Considering the high percentage of Americans with both air conditioning and heating systems in their homes, most HVAC professionals won’t have trouble finding work. Someone will virtually always need work on their home ventilation. Summer can be a particularly lucrative season as Houstonians don’t like to go without their air conditioning during the hot months. You’ll probably also find yourself doing pre-summer maintenance and repairs to make sure the HVAC units can handle the upcoming heat. Winter may be a bit slower, but with opportunities to work in commercial as well as residential settings, you’ll still have plenty of jobs.


Chris Walters’ method can make you a certified HVAC tech in as little as 14 weeks, but don’t mistake that training period for a typical 14 weeks of school. Prospective students should prepare for plenty of hands-on projects, installation practice, and in-depth training programs to prepare them for the HVAC field.
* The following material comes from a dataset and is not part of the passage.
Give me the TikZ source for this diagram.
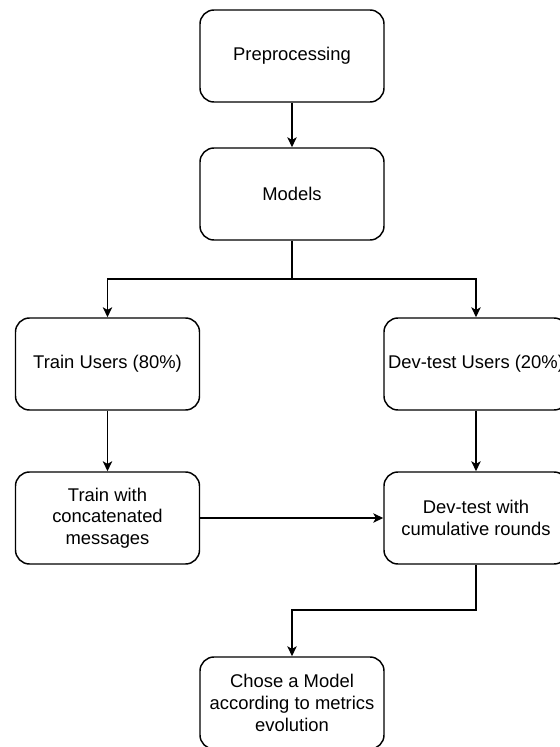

The training time won’t be easy. However, successful graduates will know their education was worth it and maintain an HVAC job for years to come.

Entering the HVAC Industry

Working on heating and air conditioning can be a very rewarding profession, both personally and financially, but only if you put in the right work. Don’t expect success to come to you easily. Experience, effective marketing, successful repairs and installations, and more are required to truly establish yourself in the field.